::: Entries shown

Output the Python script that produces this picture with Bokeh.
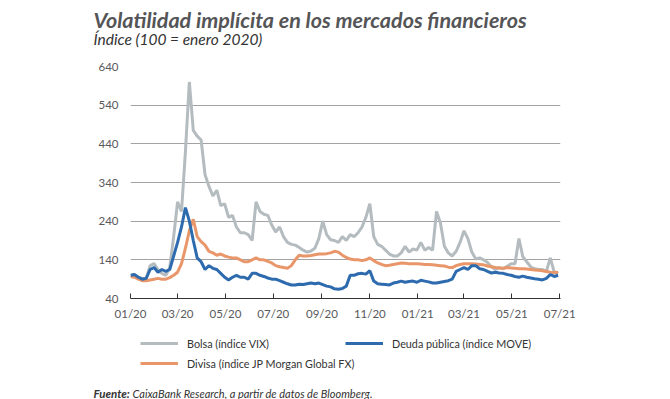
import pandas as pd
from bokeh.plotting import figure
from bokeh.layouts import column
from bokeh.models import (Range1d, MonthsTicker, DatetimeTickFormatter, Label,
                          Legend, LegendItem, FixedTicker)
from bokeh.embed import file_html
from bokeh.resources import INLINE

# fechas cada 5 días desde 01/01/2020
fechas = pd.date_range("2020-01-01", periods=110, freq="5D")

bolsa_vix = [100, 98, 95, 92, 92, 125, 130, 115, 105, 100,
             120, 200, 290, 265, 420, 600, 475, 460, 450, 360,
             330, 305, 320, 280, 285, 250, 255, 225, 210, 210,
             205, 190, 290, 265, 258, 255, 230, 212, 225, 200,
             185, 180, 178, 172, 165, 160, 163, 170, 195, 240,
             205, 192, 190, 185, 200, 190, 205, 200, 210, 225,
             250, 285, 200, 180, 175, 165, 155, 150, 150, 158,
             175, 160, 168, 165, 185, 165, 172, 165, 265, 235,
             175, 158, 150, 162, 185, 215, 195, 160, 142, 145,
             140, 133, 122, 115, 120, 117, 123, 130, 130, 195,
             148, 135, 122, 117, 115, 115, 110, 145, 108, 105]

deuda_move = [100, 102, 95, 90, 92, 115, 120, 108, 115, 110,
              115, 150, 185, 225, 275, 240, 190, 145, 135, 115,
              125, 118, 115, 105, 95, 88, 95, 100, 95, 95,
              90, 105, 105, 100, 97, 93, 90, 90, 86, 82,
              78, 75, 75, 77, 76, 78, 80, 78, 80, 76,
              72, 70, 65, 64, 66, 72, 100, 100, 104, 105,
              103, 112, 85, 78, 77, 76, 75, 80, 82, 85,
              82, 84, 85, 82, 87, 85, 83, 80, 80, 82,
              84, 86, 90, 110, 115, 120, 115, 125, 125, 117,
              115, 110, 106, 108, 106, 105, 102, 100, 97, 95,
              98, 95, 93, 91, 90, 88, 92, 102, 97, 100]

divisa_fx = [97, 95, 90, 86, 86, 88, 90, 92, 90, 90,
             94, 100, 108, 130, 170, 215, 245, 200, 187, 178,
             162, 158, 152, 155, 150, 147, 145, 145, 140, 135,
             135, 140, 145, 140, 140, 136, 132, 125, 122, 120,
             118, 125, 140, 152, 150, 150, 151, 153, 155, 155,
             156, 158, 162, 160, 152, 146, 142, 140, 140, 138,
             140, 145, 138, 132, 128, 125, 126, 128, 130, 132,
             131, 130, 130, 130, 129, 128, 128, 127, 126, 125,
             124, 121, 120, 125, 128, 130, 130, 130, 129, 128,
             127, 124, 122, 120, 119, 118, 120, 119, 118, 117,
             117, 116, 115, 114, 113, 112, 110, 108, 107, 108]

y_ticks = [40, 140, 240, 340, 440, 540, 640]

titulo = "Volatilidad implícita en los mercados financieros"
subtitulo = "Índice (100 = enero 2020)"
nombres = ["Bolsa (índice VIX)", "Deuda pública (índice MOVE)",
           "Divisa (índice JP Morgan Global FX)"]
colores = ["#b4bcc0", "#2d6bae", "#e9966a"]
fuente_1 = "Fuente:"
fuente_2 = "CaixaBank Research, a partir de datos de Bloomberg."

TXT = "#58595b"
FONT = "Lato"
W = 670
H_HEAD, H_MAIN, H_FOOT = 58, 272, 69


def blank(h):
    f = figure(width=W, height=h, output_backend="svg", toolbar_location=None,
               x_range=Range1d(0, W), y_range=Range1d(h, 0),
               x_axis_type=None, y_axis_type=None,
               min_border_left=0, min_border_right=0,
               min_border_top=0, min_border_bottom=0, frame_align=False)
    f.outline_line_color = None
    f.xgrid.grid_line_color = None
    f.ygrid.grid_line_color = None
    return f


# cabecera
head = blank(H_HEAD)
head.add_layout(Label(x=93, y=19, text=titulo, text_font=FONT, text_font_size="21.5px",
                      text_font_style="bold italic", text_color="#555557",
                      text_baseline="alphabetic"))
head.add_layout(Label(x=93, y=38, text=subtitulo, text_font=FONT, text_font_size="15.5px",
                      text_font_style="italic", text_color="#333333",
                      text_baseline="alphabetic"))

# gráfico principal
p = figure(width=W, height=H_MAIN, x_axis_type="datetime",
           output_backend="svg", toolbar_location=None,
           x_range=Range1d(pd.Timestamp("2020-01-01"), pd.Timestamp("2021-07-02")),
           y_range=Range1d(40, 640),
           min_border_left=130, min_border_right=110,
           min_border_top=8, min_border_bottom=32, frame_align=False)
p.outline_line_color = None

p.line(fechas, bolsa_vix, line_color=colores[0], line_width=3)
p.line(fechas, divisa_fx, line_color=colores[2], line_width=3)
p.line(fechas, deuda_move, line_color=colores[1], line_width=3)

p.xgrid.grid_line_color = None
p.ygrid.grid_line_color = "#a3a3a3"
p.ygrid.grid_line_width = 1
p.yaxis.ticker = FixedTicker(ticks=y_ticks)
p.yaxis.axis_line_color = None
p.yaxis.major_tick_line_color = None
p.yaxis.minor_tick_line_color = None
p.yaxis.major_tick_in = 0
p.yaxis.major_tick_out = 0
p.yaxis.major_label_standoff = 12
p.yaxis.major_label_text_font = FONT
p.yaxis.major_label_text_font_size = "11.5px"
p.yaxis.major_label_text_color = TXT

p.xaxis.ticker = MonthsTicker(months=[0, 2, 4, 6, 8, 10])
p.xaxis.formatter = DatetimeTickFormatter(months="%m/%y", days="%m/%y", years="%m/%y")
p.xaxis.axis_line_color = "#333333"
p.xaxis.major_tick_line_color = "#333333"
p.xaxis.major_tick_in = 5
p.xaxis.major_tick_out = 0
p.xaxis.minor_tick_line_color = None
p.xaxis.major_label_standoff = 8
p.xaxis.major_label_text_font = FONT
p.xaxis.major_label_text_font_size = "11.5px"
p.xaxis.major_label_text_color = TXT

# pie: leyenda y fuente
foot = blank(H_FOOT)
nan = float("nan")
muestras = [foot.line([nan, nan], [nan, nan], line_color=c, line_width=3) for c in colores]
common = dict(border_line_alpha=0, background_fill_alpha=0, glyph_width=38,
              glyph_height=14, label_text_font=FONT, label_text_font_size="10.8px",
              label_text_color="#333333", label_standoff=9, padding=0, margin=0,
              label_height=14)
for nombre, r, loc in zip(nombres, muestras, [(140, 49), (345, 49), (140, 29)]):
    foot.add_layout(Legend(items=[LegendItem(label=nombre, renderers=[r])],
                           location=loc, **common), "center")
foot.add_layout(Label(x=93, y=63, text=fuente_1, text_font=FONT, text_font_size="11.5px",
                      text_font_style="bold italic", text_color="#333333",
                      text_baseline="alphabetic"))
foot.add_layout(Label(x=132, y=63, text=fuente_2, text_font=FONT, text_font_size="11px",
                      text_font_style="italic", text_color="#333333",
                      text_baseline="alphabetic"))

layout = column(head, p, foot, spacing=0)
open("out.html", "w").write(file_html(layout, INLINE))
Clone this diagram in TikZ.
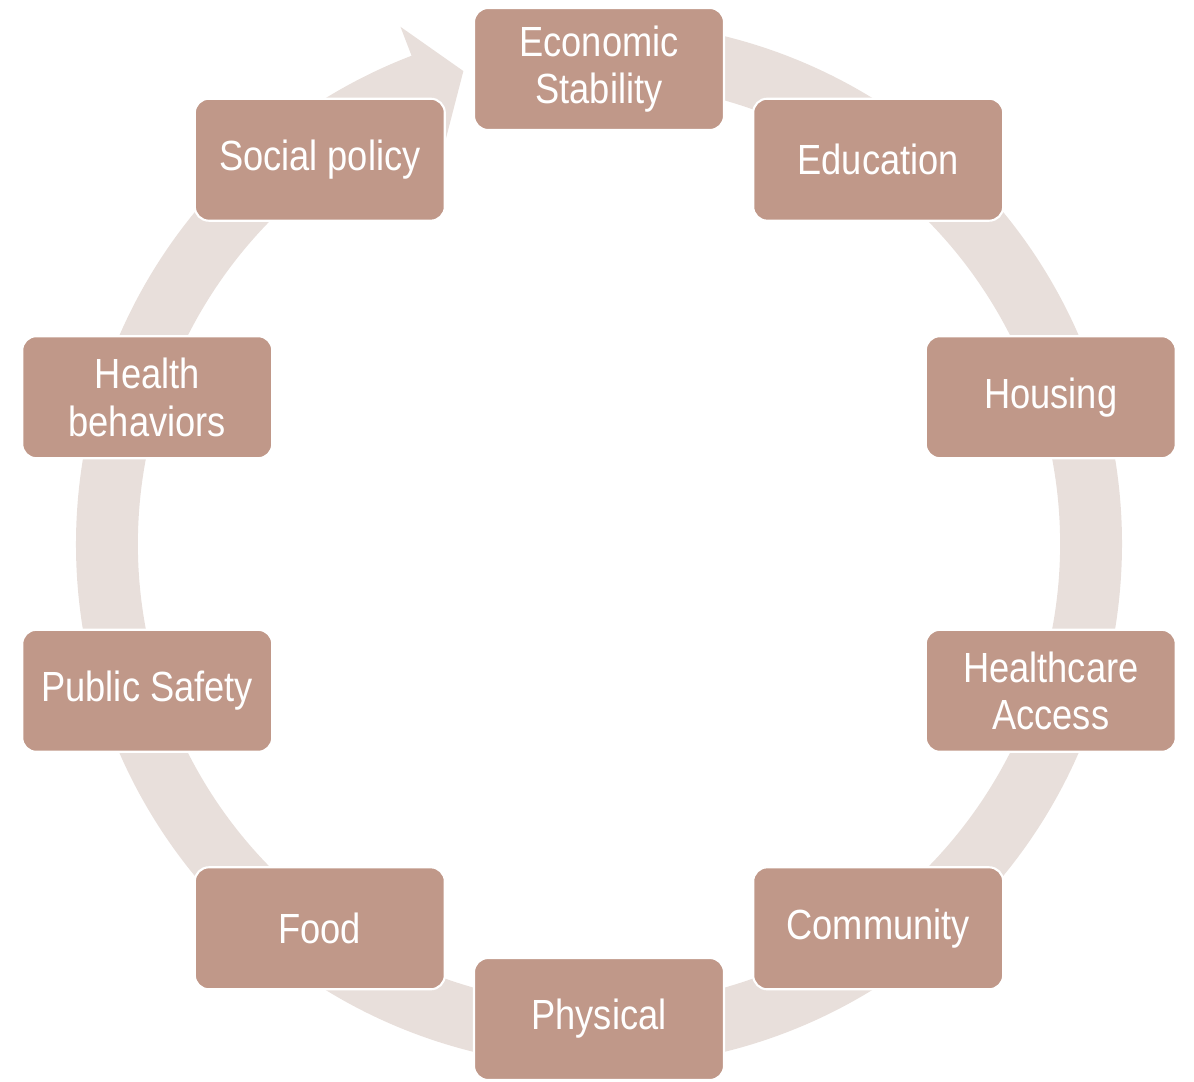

::::::

- Work to be completed
Write out again exactly the lines from the start of the data above through the line containing "98, 95, 93, 91, 90, 88, 92, 102, 97, 100]", inclusive, excluding any pictures.

- Answer to this problem
Output the Python script that produces this picture with Bokeh.
import pandas as pd
from bokeh.plotting import figure
from bokeh.layouts import column
from bokeh.models import (Range1d, MonthsTicker, DatetimeTickFormatter, Label,
                          Legend, LegendItem, FixedTicker)
from bokeh.embed import file_html
from bokeh.resources import INLINE

# fechas cada 5 días desde 01/01/2020
fechas = pd.date_range("2020-01-01", periods=110, freq="5D")

bolsa_vix = [100, 98, 95, 92, 92, 125, 130, 115, 105, 100,
             120, 200, 290, 265, 420, 600, 475, 460, 450, 360,
             330, 305, 320, 280, 285, 250, 255, 225, 210, 210,
             205, 190, 290, 265, 258, 255, 230, 212, 225, 200,
             185, 180, 178, 172, 165, 160, 163, 170, 195, 240,
             205, 192, 190, 185, 200, 190, 205, 200, 210, 225,
             250, 285, 200, 180, 175, 165, 155, 150, 150, 158,
             175, 160, 168, 165, 185, 165, 172, 165, 265, 235,
             175, 158, 150, 162, 185, 215, 195, 160, 142, 145,
             140, 133, 122, 115, 120, 117, 123, 130, 130, 195,
             148, 135, 122, 117, 115, 115, 110, 145, 108, 105]

deuda_move = [100, 102, 95, 90, 92, 115, 120, 108, 115, 110,
              115, 150, 185, 225, 275, 240, 190, 145, 135, 115,
              125, 118, 115, 105, 95, 88, 95, 100, 95, 95,
              90, 105, 105, 100, 97, 93, 90, 90, 86, 82,
              78, 75, 75, 77, 76, 78, 80, 78, 80, 76,
              72, 70, 65, 64, 66, 72, 100, 100, 104, 105,
              103, 112, 85, 78, 77, 76, 75, 80, 82, 85,
              82, 84, 85, 82, 87, 85, 83, 80, 80, 82,
              84, 86, 90, 110, 115, 120, 115, 125, 125, 117,
              115, 110, 106, 108, 106, 105, 102, 100, 97, 95,
              98, 95, 93, 91, 90, 88, 92, 102, 97, 100]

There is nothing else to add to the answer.